3. The one where Chester’s enemy, Flamin’ Hot Fiona, traps him inside the crunchcano where they get the lava used to make Flamin’ Hot Cheetos, and he doesn’t even try to get away and just burns to death while yelling, “A cheetah in sunglasses? What?” directly into the camera

This commercial aired around Christmas in 2008, and it depicts a sweat-drenched Chester hard at work in a volcano gathering the lava used to flavor Flamin’ Hot Cheetos into buckets. Suddenly, the volcano’s gate slams behind him. The face of his nemesis, Flamin’ Hot Fiona, appears on a monitor, and she cackles with laughter as the lava levels begin to rise. Chester calmly turns to the camera and says, “I mean, with Captain Crunch, the name of the cereal is Captain Crunch. That makes sense. The cereal is called Captain Crunch, so the mascot is a captain named Crunch. But in my case, I’m a cheetah named Chester. And I wear sunglasses and I’m, like, a really cool guy. I just don’t get it.” Finally, the lava engulfs his mouth and he stoically burns to death.

4. The one where Chester travels to the Crunch-lapagos Islands to meet his ancestors and they give him a bunch of shit for being a cheese-snack mascot instead of hunting on the savannah like a normal cheetah

If you’ve got any old cartoons you taped off of TV with your VCR in the ’90s you’ve probably got this one on one of those tapes. In the ad, Chester flies his float plane to the Crunch-lapagos Islands, where he’s greeted by his Cheetah ancestors. His ancestors are fascinated by Chester’s sneakers and sunglasses, which they’ve never seen before. Chester passes out bags of Cheetos to all of them, and while they enjoy the boldly cheesy, mouth-pleasing crunch, Chester begins crying and confesses that he wishes he could be living in the wild with them as an apex predator hunting game as nature intended. “Honestly, I really question why I am here in this commercial. It’s not that I don’t love Cheetos, I do. It’s just that it doesn’t really make a lot of sense.” Chester’s lament is interrupted by a perky announcer grunting, “The cheese that goes crunch!”

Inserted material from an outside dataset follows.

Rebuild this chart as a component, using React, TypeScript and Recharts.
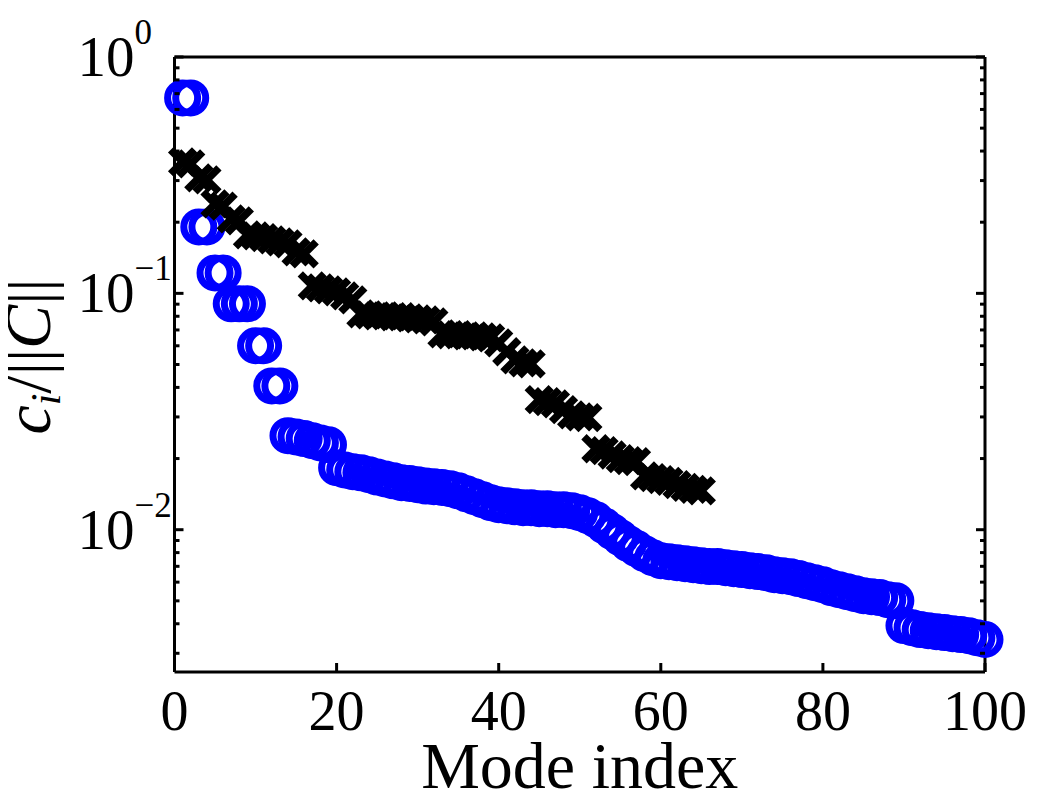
import { Scatter, ScatterChart, XAxis, YAxis } from "recharts";

// normalised coefficient per mode (blue circles, modes 1..100)
const circleCoeffs = [
  0.671, 0.671, 0.191, 0.191, 0.122, 0.122, 0.0903, 0.0903, 0.0903, 0.06, 0.06, 0.0406, 0.0406,
  0.025, 0.0247, 0.0243, 0.0238, 0.0233, 0.0229,
  0.0183, 0.0179, 0.0176, 0.0174, 0.0171, 0.0167, 0.0164, 0.0161, 0.0158, 0.0157,
  0.0155, 0.0153, 0.0152, 0.0151, 0.0149, 0.0146, 0.0142, 0.0138, 0.0134, 0.013,
  0.01276, 0.01263, 0.01251, 0.01239, 0.01239, 0.01227, 0.01227, 0.01215, 0.01215, 0.01203,
  0.0118, 0.01146, 0.01102, 0.0104, 0.00981, 0.00925, 0.00873, 0.00832, 0.00792, 0.00761,
  0.00739, 0.00732, 0.00725, 0.00718, 0.00711, 0.00704, 0.00698, 0.00698, 0.00691, 0.00684,
  0.00678, 0.00671, 0.00665, 0.00658, 0.00645, 0.00639, 0.00633, 0.00621, 0.00608, 0.00597,
  0.00585, 0.00568, 0.00557, 0.00547, 0.00536, 0.00526, 0.00521, 0.00516, 0.00506, 0.00501,
  0.00393, 0.00385, 0.00378, 0.00374, 0.0037, 0.00367, 0.00363, 0.0036, 0.00356, 0.00349, 0.00343,
];

// black crosses, modes 1..65
const crossCoeffs = [
  0.36, 0.353, 0.308, 0.302, 0.239, 0.234, 0.2065, 0.2025, 0.1767, 0.175, 0.172, 0.1684, 0.165, 0.162,
  0.1498, 0.147,
  0.1076, 0.1055, 0.1035, 0.1015, 0.0976, 0.0939,
  0.0819, 0.0811, 0.0803, 0.0803, 0.0796, 0.0796, 0.0788, 0.078, 0.0773, 0.0758,
  0.0674, 0.0668, 0.0668, 0.0661, 0.0661, 0.0655, 0.0648,
  0.0617, 0.0566, 0.0523, 0.0508, 0.0503,
  0.0355, 0.0348, 0.0341, 0.0322, 0.0306, 0.03, 0.0298,
  0.022, 0.0216, 0.0207, 0.02, 0.0196, 0.0194,
  0.0169, 0.0166, 0.0163, 0.016, 0.0155, 0.0151, 0.0148, 0.0146,
];

const xTicks = [0, 20, 40, 60, 80, 100];
const yMajor = [1, 0.1, 0.01];
const yTicks = [
  1, 0.9, 0.8, 0.7, 0.6, 0.5, 0.4, 0.3, 0.2,
  0.1, 0.09, 0.08, 0.07, 0.06, 0.05, 0.04, 0.03, 0.02,
  0.01, 0.009, 0.008, 0.007, 0.006, 0.005, 0.004, 0.003,
];

const circleData = circleCoeffs.map((c, i) => ({ mode: i + 1, c }));
const crossData = crossCoeffs.map((c, i) => ({ mode: i + 1, c }));

const FONT = '"Liberation Serif", "Times New Roman", serif';

function BottomTick({ x, y, payload }: any) {
  return (
    <g>
      <line x1={x} y1={y} x2={x} y2={y - 9} stroke="#000" strokeWidth={3} />
      <text x={x} y={y + 58} textAnchor="middle" fontSize={56} fontFamily={FONT} fill="#000">
        {payload.value}
      </text>
    </g>
  );
}

function TopTick({ x, y }: any) {
  return <line x1={x} y1={y} x2={x} y2={y + 9} stroke="#000" strokeWidth={3} />;
}

function LeftTick({ x, y, payload }: any) {
  const major = yMajor.includes(payload.value);
  const exp = Math.round(Math.log10(payload.value));
  return (
    <g>
      <line x1={x} y1={y} x2={x + (major ? 9 : 5)} y2={y} stroke="#000" strokeWidth={3} />
      {major && (
        <text x={x - 97} y={y + 19} fontSize={57} fontFamily={FONT} fill="#000">
          10
          <tspan dy={-32} fontSize={35}>
            {exp === 0 ? "0" : "\u2212" + Math.abs(exp)}
          </tspan>
        </text>
      )}
    </g>
  );
}

function RightTick({ x, y, payload }: any) {
  const major = yMajor.includes(payload.value);
  return <line x1={x} y1={y} x2={x - (major ? 9 : 5)} y2={y} stroke="#000" strokeWidth={3} />;
}

function YLabel({ viewBox }: any) {
  const cx = viewBox.x + 42;
  const cy = viewBox.y + viewBox.height / 2 - 8;
  return (
    <text
      x={cx}
      y={cy}
      transform={`rotate(-90, ${cx}, ${cy})`}
      textAnchor="middle"
      fontSize={66}
      fontFamily={FONT}
      fill="#000"
    >
      <tspan fontStyle="italic">c</tspan>
      <tspan fontStyle="italic" fontSize={42} dy={10}>i</tspan>
      <tspan dy={-10}>/||</tspan>
      <tspan fontStyle="italic">C</tspan>
      <tspan>||</tspan>
    </text>
  );
}

function Ring({ cx, cy }: any) {
  return <circle cx={cx} cy={cy} r={15} fill="none" stroke="#0000ff" strokeWidth={7} />;
}

function Cross({ cx, cy }: any) {
  const s = 12;
  return (
    <path
      d={`M${cx - s},${cy - s}L${cx + s},${cy + s}M${cx + s},${cy - s}L${cx - s},${cy + s}`}
      stroke="#000"
      strokeWidth={7.5}
      fill="none"
    />
  );
}

export default function App() {
  return (
    <ScatterChart width={1021} height={782} margin={{ top: 0, right: 0, bottom: 0, left: 0 }}>
      <XAxis
        xAxisId="b"
        type="number"
        dataKey="mode"
        domain={[0, 100]}
        ticks={xTicks}
        interval={0}
        height={118}
        tickSize={0}
        tickMargin={0}
        tickLine={false}
        axisLine={{ stroke: "#000", strokeWidth: 3 }}
        tick={<BottomTick />}
        label={{
          value: "Mode index",
          position: "insideBottom",
          offset: 2,
          fontSize: 66,
          fontFamily: FONT,
          fill: "#000",
        }}
      />
      <XAxis
        xAxisId="t"
        orientation="top"
        type="number"
        dataKey="mode"
        domain={[0, 100]}
        ticks={xTicks.slice(1, -1)}
        interval={0}
        height={49}
        tickSize={0}
        tickMargin={0}
        tickLine={false}
        axisLine={{ stroke: "#000", strokeWidth: 3 }}
        tick={<TopTick />}
      />
      <YAxis
        yAxisId="l"
        type="number"
        dataKey="c"
        scale="log"
        domain={[0.0025, 1]}
        allowDataOverflow
        ticks={yTicks}
        interval={0}
        width={166.5}
        tickSize={0}
        tickMargin={0}
        tickLine={false}
        axisLine={{ stroke: "#000", strokeWidth: 3 }}
        tick={<LeftTick />}
        label={{ content: <YLabel /> }}
      />
      <YAxis
        yAxisId="r"
        orientation="right"
        type="number"
        dataKey="c"
        scale="log"
        domain={[0.0025, 1]}
        allowDataOverflow
        ticks={yTicks}
        interval={0}
        width={44}
        tickSize={0}
        tickMargin={0}
        tickLine={false}
        axisLine={{ stroke: "#000", strokeWidth: 3 }}
        tick={<RightTick />}
      />
      <Scatter
        data={circleData}
        xAxisId="b"
        yAxisId="l"
        shape={<Ring />}
        isAnimationActive={false}
      />
      <Scatter
        data={crossData}
        xAxisId="b"
        yAxisId="l"
        shape={<Cross />}
        isAnimationActive={false}
      />
    </ScatterChart>
  );
}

5. The one where Chester accidentally eats a bag of Xxtra Flamin’ Hot Cheetos thinking they’re regular Cheetos and the flames shooting out of his ears spell, “What am I doing here?”

The latest instance of Chester openly questioning what the hell he’s doing in a cheese snack commercial is quite recent, first airing in July of 2018. Chester is distracted by watching cool skateboarding videos on his phone and mistakenly pops a handful of Xxtra Flamin’ Hot Cheetos into his mouth, thinking they’re original Cheetos. Chester’s face turns bright red and flames immediately begin shooting out of his ears, curling through the air to form letters that spell out, “What am I doing here? I’ve been around for so long that no one questions it, but honestly, if you think about it, there are about a hundred mascots that should be in this commercial before me: a block of cheese, a cow, an ear of corn. But just because ‘cheetah’ sort of sounds like ‘Cheeto,’ I’m stuck with this? I should be the mascot for, like, a car or motorcycle company. Something fast. 1986—that’s when I started appearing in these commercials. There have probably been a billion dollars spent on ads since then, and they’re still going with Chester Cheetah. Occasionally I try to protest in these commercials hoping they’ll go another route after everyone realizes that it is pretty bizarre that I’m a Cheetah, but apparently this is the best they’ve got. Can’t complain about steady work, I suppose. It’s just… confusing is all.” Finally, Chester douses his head with a bucket of ice water, turning the flames jutting from his ears to smoke, spelling out, “Oh, well.”